In a weird way, I think it’s our mind’s way of trying to help us. It’s trying really hard to figure out the source of our pain and discomfort, and then once it identifies it as being rooted in a mistake, it works double time to fix it. But the fix that the inner critic can provide is one rooted in the idea that because we make mistakes that these are somehow a part of us, and need to be extracted. Unfortunately the mind’s attempt to exorcise our imperfections straight back to hell is neither kind nor effective.
It is so hard to accept our humanness, especially when it leads to a misstep. Maybe we said something thoughtless to a friend, or maybe we plowed into the back end of the car we were tailgating. Maybe we completely forgot a deadline. Maybe we ate that third cookie even though we were supposed to be on a diet. Maybe we fell for someone’s poor treatment of us, again.

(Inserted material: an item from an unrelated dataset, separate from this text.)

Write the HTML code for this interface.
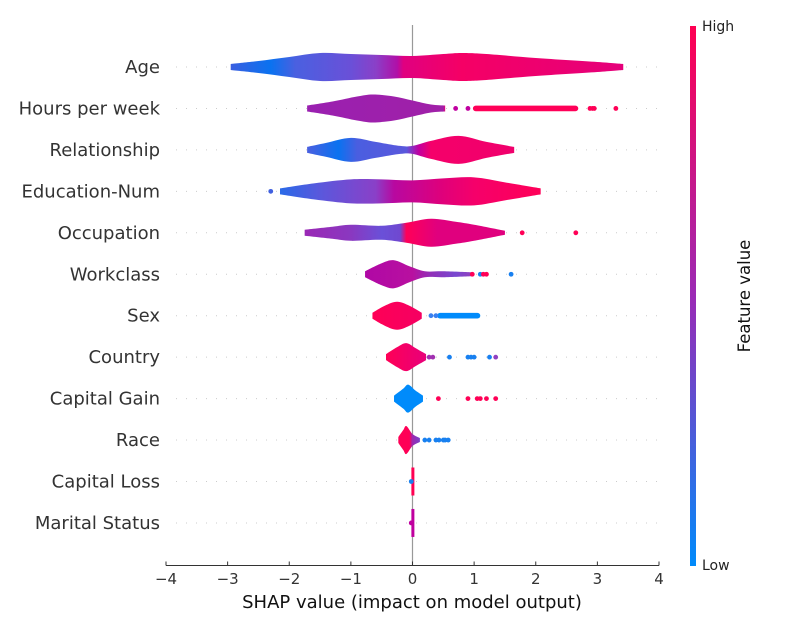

Making room for our mistakes is acknowledging that mistakes are part of being human, and that we still have worth in spite of them. This is not about staying stuck in unhealthy habits, letting poor behavior slide, or getting away with anything. In fact, when we make room for mistakes, we also don’t fight so hard against the repercussions of our missteps. We are able to put down the defensive strategies of lying, manipulation or even isolation to avoid the pain of the mistake and its consequences. When we make room for the lessons our mistakes have to offer, we can see them for the teachers that they truly are.
When I don’t listen to the fear that is actually underneath the refrain of falling short, I can try to fill that horrible emptiness with attempts to ensure my place in the pecking order. It’s not something I am proud of but it feels right to own it. I have the ability to let my fear of being chucked aside guide me down paths I have no desire to be on. The habit of sizing up those around me and bringing them down is easy, and sometimes even fun. But it’s not me.
We hurt others to build ourselves up and out of our pain. Sometimes a snide remark towards my partner will slip out or a judgmental thought about a stranger will parade across my brain. If I give myself a moment, I’ll know that what spurred such nastiness is something so different from whatever the surface criticism was directed at. It’ll be a manifestation of my own fear building up and seeking some sort of relief. And for a split second I do feel a little better. A little smarter, a little more forethinking or organized, a little bit more right and maybe even a little bit better than another person. But actually better? No, not at all.
All this kind of behavior does is leave wounds to both deliverer and receiver. We can become closed off or learn to always have claws at the ready. We become precise in how we cut others down, all in an effort to not feel our own fear of not being enough.
Fear is here to stay. It is hard wired into us to keep us safe. The only thing that will help is asking what does this fear actually need. And as delicious as it can feel to badmouth a coworker or turn yourself into the martyr that has to do all the dishes again, I can promise you that neither of those nasty little chewies is what your fear is actually asking for. It’s asking for some reassurance that you are going to be okay, and that you are perfectly acceptable as you are. You can put the whip and the bitch bat down. Anger and cruelty is not what you need and it’s not who you are.